For other people with the same name, see Joseph Stone (disambiguation).

Joseph Ellis Stone, Baron Stone (27 May 1903 – 17 June 1986) was an officer in the British Army, and a doctor, most notably to Harold Wilson.

Born Joseph Ellis Silverstone, he was knighted in 1970,[1][2] and later was created a life peer in the 1976 Prime Minister's Resignation Honours[3] taking the title Baron Stone, of Hendon in Greater London, on 24 June 1976.[4]

Career

Stone was a General Practitioner, originally from Llanelli in Wales, who after qualifying in Cardiff worked as a GP in and around Hendon. He took on a number of patients from Hampstead Garden Suburb, at the time an area popular with left wing politicians, one of whom, Harold Wilson went on to become Prime Minister of the United Kingdom.

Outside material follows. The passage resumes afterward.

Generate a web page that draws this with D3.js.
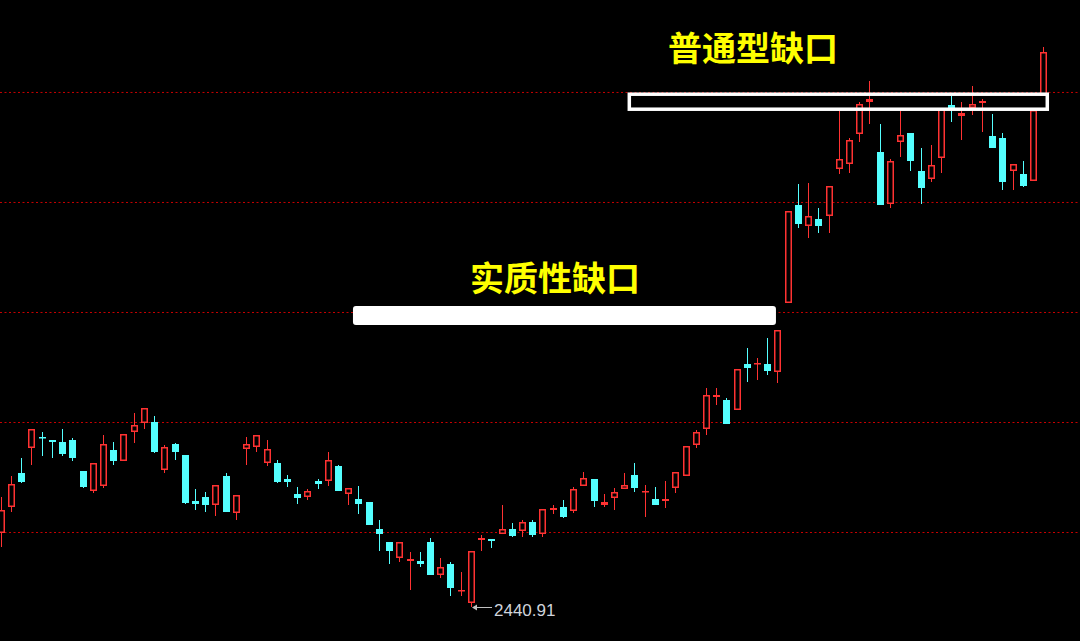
<!DOCTYPE html>
<html>
<head>
<meta charset="utf-8">
<script src="https://cdn.jsdelivr.net/npm/d3@7"></script>
<style>
  html, body { margin: 0; padding: 0; background: #000; }
  svg { display: block; }
</style>
</head>
<body>
<div id="chart"></div>
<script>
// daily OHLC
var opens = [2552.9, 2592.3, 2643.7, 2681.6, 2698.2, 2693.7, 2690.6, 2693.7, 2646.7, 2616.5,
  2624.0, 2678.5, 2661.9, 2705.8, 2719.4, 2720.9, 2648.3, 2687.6, 2671.0, 2601.3,
  2607.4, 2595.3, 2639.2, 2583.2, 2680.0, 2683.1, 2658.9, 2658.9, 2634.6, 2611.9,
  2607.4, 2631.6, 2631.6, 2654.3, 2611.9, 2604.4, 2599.8, 2559.0, 2539.3, 2515.1,
  2510.5, 2510.5, 2539.3, 2489.3, 2506.0, 2465.1, 2447.0, 2542.3, 2543.8, 2551.4,
  2559.0, 2555.9, 2569.6, 2551.4, 2587.7, 2592.3, 2586.2, 2624.0, 2634.6, 2595.3,
  2605.9, 2619.5, 2640.7, 2615.0, 2604.4, 2601.3, 2621.0, 2639.2, 2686.1, 2710.3,
  2758.7, 2754.2, 2739.1, 2808.7, 2808.7, 2808.7, 2796.6, 2901.0, 3049.3, 3017.5,
  3028.1, 3032.7, 3103.8, 3111.4, 3156.8, 3205.2, 3129.5, 3050.9, 3144.7, 3158.3,
  3100.8, 3088.7, 3120.5, 3200.7, 3184.0, 3196.1, 3203.7, 3153.8, 3150.7, 3100.8,
  3096.2, 3085.7, 3214.3];
var highs = [2607.4, 2639.2, 2666.4, 2710.3, 2705.8, 2693.7, 2710.3, 2696.7, 2646.7, 2658.9,
  2701.2, 2690.6, 2702.7, 2734.5, 2742.1, 2730.0, 2686.1, 2689.1, 2671.0, 2619.5,
  2615.0, 2625.6, 2643.7, 2610.4, 2698.2, 2701.2, 2693.7, 2663.4, 2640.7, 2622.5,
  2619.5, 2634.6, 2675.5, 2655.8, 2621.0, 2624.0, 2599.8, 2572.6, 2539.3, 2539.3,
  2524.2, 2524.2, 2545.3, 2515.1, 2509.0, 2493.9, 2525.7, 2549.9, 2543.8, 2595.3,
  2568.0, 2572.6, 2572.6, 2589.2, 2595.3, 2602.9, 2622.5, 2645.2, 2634.6, 2611.9,
  2621.0, 2643.7, 2658.9, 2625.6, 2622.5, 2631.6, 2645.2, 2684.6, 2708.8, 2772.4,
  2772.4, 2757.2, 2801.1, 2832.9, 2817.8, 2848.0, 2860.1, 3040.3, 3081.1, 3082.6,
  3044.8, 3078.1, 3191.6, 3150.7, 3205.2, 3237.0, 3171.9, 3119.0, 3191.6, 3158.3,
  3135.6, 3140.1, 3194.6, 3214.3, 3205.2, 3229.4, 3209.8, 3187.1, 3158.3, 3111.4,
  3115.9, 3193.1, 3288.45];
var lows = [2531.7, 2584.7, 2628.6, 2655.8, 2669.4, 2666.4, 2669.4, 2661.9, 2621.0, 2613.4,
  2621.0, 2655.8, 2661.9, 2689.1, 2710.3, 2674.0, 2643.7, 2663.4, 2596.8, 2587.7,
  2584.7, 2578.6, 2584.7, 2572.6, 2655.8, 2675.5, 2654.3, 2628.6, 2622.5, 2596.8,
  2602.9, 2619.5, 2624.0, 2616.5, 2595.3, 2581.7, 2565.0, 2525.7, 2506.0, 2509.0,
  2466.6, 2501.5, 2489.3, 2484.8, 2457.6, 2457.6, 2440.91, 2525.7, 2530.2, 2551.4,
  2546.9, 2546.9, 2546.9, 2546.9, 2581.7, 2575.6, 2583.2, 2624.0, 2592.3, 2592.3,
  2587.7, 2619.5, 2615.0, 2577.1, 2595.3, 2590.7, 2613.4, 2639.2, 2681.6, 2701.2,
  2746.6, 2717.9, 2739.1, 2781.4, 2784.5, 2792.0, 2779.9, 2901.0, 3014.5, 2999.4,
  3007.0, 3007.0, 3096.2, 3097.8, 3144.7, 3171.9, 3049.3, 3044.8, 3122.0, 3100.8,
  3050.9, 3084.1, 3097.8, 3175.0, 3147.7, 3185.5, 3159.8, 3135.6, 3072.0, 3072.0,
  3076.6, 3085.7, 3214.3];
var closes = [2587.7, 2627.1, 2630.1, 2710.3, 2696.7, 2690.6, 2672.5, 2666.4, 2622.5, 2658.9,
  2687.6, 2661.9, 2702.7, 2716.4, 2742.1, 2675.5, 2683.1, 2675.5, 2598.3, 2596.8,
  2595.3, 2625.6, 2584.7, 2610.4, 2687.6, 2701.2, 2680.0, 2630.1, 2630.1, 2605.9,
  2616.5, 2627.1, 2663.4, 2616.5, 2621.0, 2596.8, 2565.0, 2551.4, 2525.7, 2539.3,
  2513.6, 2506.0, 2489.3, 2501.5, 2469.7, 2466.6, 2525.7, 2545.3, 2540.8, 2559.0,
  2548.4, 2569.6, 2549.9, 2589.2, 2590.7, 2577.1, 2619.5, 2636.1, 2601.3, 2599.8,
  2615.0, 2625.6, 2621.0, 2616.5, 2595.3, 2604.4, 2645.2, 2684.6, 2705.8, 2761.8,
  2761.8, 2717.9, 2801.1, 2802.6, 2810.2, 2798.1, 2860.1, 3040.3, 3020.6, 3032.7,
  3017.5, 3078.1, 3119.0, 3147.7, 3202.2, 3209.8, 3049.3, 3115.9, 3155.3, 3115.9,
  3075.1, 3109.9, 3194.6, 3196.1, 3188.6, 3202.2, 3206.7, 3135.6, 3084.1, 3111.4,
  3078.1, 3193.1, 3280.9];

var gridLevels = [2554.4, 2720.9, 2887.4, 3053.9, 3220.4];
var lowIndex = 46;
var lowLabel = "2440.91";

// gaps: [start index, end index, lower price, upper price]
var realGap = [34.46, 75.85, 2867.7, 2896.5];
var commonGap = [61.5, 102.4, 3194.3, 3217.0];
var realGapLabel = "实质性缺口";
var commonGapLabel = "普通型缺口";

var width = 1080;
var height = 641;
var upColor = "#ff3232";
var downColor = "#54ffff";

var svg = d3.select("#chart").append("svg").attr("width", width).attr("height", height)
  .style("background", "#000");

var x = d3.scaleLinear().domain([0, opens.length - 1]).range([0.8, 1043.2]);
var y = d3.scaleLinear().domain([2440.91, 3288.45]).range([607, 47]);

// dotted red grid lines
var grid = svg.append("g").call(d3.axisRight(y).tickValues(gridLevels).tickSize(width).tickFormat(""));
grid.select(".domain").remove();
grid.selectAll("line")
  .attr("stroke", "#c80000")
  .attr("stroke-dasharray", "2,2.5");

// candles
var candles = svg.append("g").selectAll("g")
  .data(d3.range(opens.length))
  .enter()
  .append("g");

candles.each(function (i) {
  var g = d3.select(this);
  var cx = Math.round(x(i));
  var o = opens[i], c = closes[i];
  var top = Math.round(y(Math.max(o, c)));
  var bot = Math.round(y(Math.min(o, c)));
  var hi = Math.round(y(highs[i]));
  var lo = Math.round(y(lows[i]));
  if (c >= o) {
    if (hi < top) g.append("line").attr("x1", cx + 0.5).attr("x2", cx + 0.5).attr("y1", hi).attr("y2", top)
      .attr("stroke", upColor);
    if (lo > bot) g.append("line").attr("x1", cx + 0.5).attr("x2", cx + 0.5).attr("y1", bot).attr("y2", lo)
      .attr("stroke", upColor);
    if (bot - top < 3) {
      g.append("rect")
        .attr("x", cx - 3).attr("width", 7)
        .attr("y", top).attr("height", Math.max(bot - top, 1.5))
        .attr("fill", upColor);
    } else {
      g.append("rect")
        .attr("x", cx - 2.25).attr("width", 5.5)
        .attr("y", top + 0.75).attr("height", bot - top - 1.5)
        .attr("fill", "#000")
        .attr("stroke", upColor)
        .attr("stroke-width", 1.5);
    }
  } else {
    g.append("line").attr("x1", cx + 0.5).attr("x2", cx + 0.5).attr("y1", hi).attr("y2", lo)
      .attr("stroke", downColor);
    g.append("rect")
      .attr("x", cx - 3).attr("width", 7)
      .attr("y", top).attr("height", Math.max(bot - top, 1.5))
      .attr("fill", downColor);
  }
});

// gap boxes
svg.append("rect")
  .attr("x", x(realGap[0])).attr("width", x(realGap[1]) - x(realGap[0]))
  .attr("y", y(realGap[3])).attr("height", y(realGap[2]) - y(realGap[3]))
  .attr("rx", 3)
  .attr("fill", "#fff");

svg.append("rect")
  .attr("x", x(commonGap[0])).attr("width", x(commonGap[1]) - x(commonGap[0]))
  .attr("y", y(commonGap[3])).attr("height", y(commonGap[2]) - y(commonGap[3]))
  .attr("fill", "none")
  .attr("stroke", "#fff")
  .attr("stroke-width", 3.5);

// labels
svg.append("text")
  .attr("x", 555).attr("y", 291)
  .attr("text-anchor", "middle")
  .style("font-family", "'Noto Sans CJK SC', sans-serif")
  .style("font-weight", "bold")
  .style("font-size", "34px")
  .attr("fill", "#ffff00")
  .text(realGapLabel);

svg.append("text")
  .attr("x", 753).attr("y", 61)
  .attr("text-anchor", "middle")
  .style("font-family", "'Noto Sans CJK SC', sans-serif")
  .style("font-weight", "bold")
  .style("font-size", "34px")
  .attr("fill", "#ffff00")
  .text(commonGapLabel);

// lowest point marker
var lx = Math.round(x(lowIndex)) + 1;
var ly = Math.round(y(lows[lowIndex])) + 0.5;
svg.append("line")
  .attr("x1", lx + 2).attr("x2", lx + 20)
  .attr("y1", ly).attr("y2", ly)
  .attr("stroke", "#c0c0c0");
svg.append("path")
  .attr("d", "M" + lx + "," + ly + "L" + (lx + 5) + "," + (ly - 3) + "L" + (lx + 5) + "," + (ly + 3) + "Z")
  .attr("fill", "#c0c0c0");
svg.append("text")
  .attr("x", lx + 22).attr("y", ly + 8)
  .style("font-family", "'Liberation Sans', Arial, sans-serif")
  .style("font-size", "17px")
  .attr("fill", "#d0d4dc")
  .text(lowLabel);
</script>
</body>
</html>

During World War II, as a Captain in the Royal Army Medical Corps, Joe was in the British Army force that liberated Belsen Concentration Camp. He became heavily involved as a doctor in the initial army reaction to the situation they found in Belsen, and to the rehabilitation of the prisoners there. He was possibly the first British Jewish doctor to enter Belsen after its liberation. His brother-in-law, Sidney Bernstein was then commissioned by the British Government to make a documentary about the liberation of Belsen and the Concentration Camps, which may have been influenced by the letters Joe sent home to his wife, Beryl.

As a peacetime GP, his patients included Lord Longford and Harold Wilson, and when Wilson became Prime Minister, Stone went on to become the personal physician to the Prime Minister. During this period in his career he counted a large number of Wilson's Cabinet as his patients. Stone travelled widely with the Prime Minister, and became a very close confidant of his. Joe Stone remained a family GP in Hendon until a few years before his death, and during his time as Wilson's doctor. During his life he was regarded as an excellent doctor, and was seen as very loyal to Wilson.

Death and legacy

He died in London, having continued to practice medicine until a few years before his death. He and his wife Beryl had two children, Richard and Adrienne. His brother was Arnold Silverstone, later Lord Ashdown. In his memory the Lord Stone Trust was founded. This was merged with the Lord Ashdown Charitable Settlement to form the Stone Ashdown Trust.

In 2002, Wilson's former press secretary Joe Haines alleged that Stone had plotted to murder Labour politician Marcia Falkender in 1975, purportedly to prevent her from revealing that she and Wilson had had an affair; Falkender has rejected Haines's allegations as "outrageous".[5]

Labour Party politician Bernard Donoughue claimed in a 2011 documentary to have also heard Stone say, "it was in the national interest she be put down."[6] Controversy and unclarity about events during this period were also approached by the BBC 4 drama, The Lavender List. Falkender sued the BBC, and won £75,000 and an agreement by the BBC never to show the documentary drama again.[7]